VAT treatment of private hire vehicles

Following decisions in Uber Britannia Limited v Sefton Borough Council in July 2023 and Uber London Limited v Transport for London in December 2021, HMRC has published a consultation on the potential impact of these judgments on the private hire vehicle (PHV) sector and its passengers.

Note there is a distinction between taxis and PHVs; broadly taxis can be hailed on the street or pick up passengers at taxi ranks whereas PHVs must be booked through a licensed operator. Taxis are therefore not directly impacted by the judgments which turned on whether the PHVO or the PHV driver was supplying services to the passenger. In addition, the High Court judgments only apply in England and Wales; not Northern Irelands and Scotland.

PHV services are subject to the standard rate of VAT of 20% as are taxis; higher volume transport services are generally subject to the zero rate. However, VAT is only payable where the businesses are VAT registered; registration is compulsory where annual turnover exceeds the VAT threshold which increased to £90,000 on 1 April 2024. In practice this means that larger PHVOs are VAT registered whereas the majority of PHV drivers are not.

The liability to charge VAT rests with the person or business making the supply.
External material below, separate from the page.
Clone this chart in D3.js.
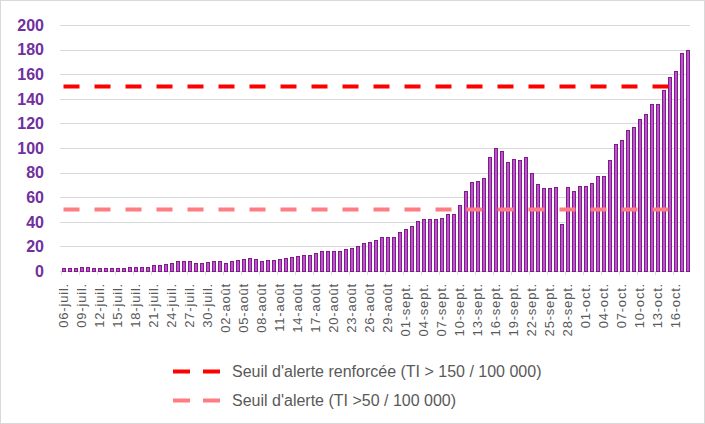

Prior to the judgements most PHVOs claimed that they acted as ‘agents’ or ‘intermediaries’ of the driver – this meant that no VAT was charged on most journeys as the PHV driver made the supply to the passenger. VAT would have typically been charged on any commission or fees for agency services paid by the PHV driver to the PHVO.

Both judgements determined that, in order for a PHVO to operate lawfully, a PHVO which accepts a booking must enter as principal into a contractual obligation with the passenger to provide the transport service. The knock-on effect of this is the VAT-registered PHVOs would need to charge VAT on all PHV passenger fares.

The consultation seeks views on the potential impacts of the judgement and potential outcomes being mindful of the fact that an appeal is being made in the 2023 case. Some PHVOs already act as principal on all journeys. For example, Transport for London has required this for any PHVO it licences following the 2021 judgment. However, a significant portion of PHVOs which are licensed outside London are likely to still be accounting for VAT as agent on some, if not most, bookings so any changes could have significant impact.

It is estimated that the increase in fares could work out to be around 1.25% to 2.5% across the whole market (albeit when averaged with other segments of PHV and taxi market where the impact would be nil). Changing the VAT or transport legislation to enable PHVOs to revert back to acting as agent (which is one of the suggestions in the consultation document) is expected to cost the Exchequer around £750 million per year.

The consultation window runs until 8 August 2024 and seeks responses from PHVOs and PHV drivers but also impacted consumers and representative bodies.

Postcode requirements for National Insurance contribution relief for Freeports and Investment Zones

 

Employers operating in special tax sites in Freeports and Investment Zones are able to claim secondary class 1 National Insurance contribution (NIC) relief. Secondary Class 1 NICs are only payable if the employee earns more than the Freeport and Investment Zone Upper Secondary Threshold of £25,000 per year. Broadly, relief can be claimed for all new employees in the first 36 months of their employment where those employees spend 60% of their working time on the tax site.

In order to minimise erroneous claims, HMRC intends to bring forward legislation changes to mandate relevant employers to provide the postcode of the employee’s workplace where the relief is claimed. A four-week consultation has been opened on the draft regulations which will close on 15 May 2024.

Tackling Non-Compliance in the Umbrella Companies Market

 

The government expects to publish its response in due course to a consultation originally opened in summer 2023 on options to reduce tax non-compliance in the umbrella companies market.

The original consultation document stated there are 1.7 million temporary workers in the UK and that many of these use employment intermediaries to source job roles. Umbrella companies employ individuals on behalf of employment business (often referred to as recruitment agencies) who are the supplied to end clients. It is the employment business rather than the umbrella company who finds work for those individuals, but the umbrella company is the legal employer.

Unlike employment agencies, umbrella companies are generally unregulated. The government is committed to regulation of umbrella companies; to enable this one part of the consultation concerned the approach to defining umbrella companies in law. Other consultation questions included due diligence requirements for either the employment business or the end client where temporary labour is being provided, deeming the employment business as the employer for tax purposes and targeted options to prevent abuse of the employment allowance and VAT flat rate schemes.

New guidance will also be published later this year including an online pay checking tool for workers in umbrella companies.

VAT treatment of charitable donations

 

The government has announced that it will consult on introducing targeted VAT relief for low value goods donated by businesses for charities to give away to people in need. The consultation is expected to be launched later this year.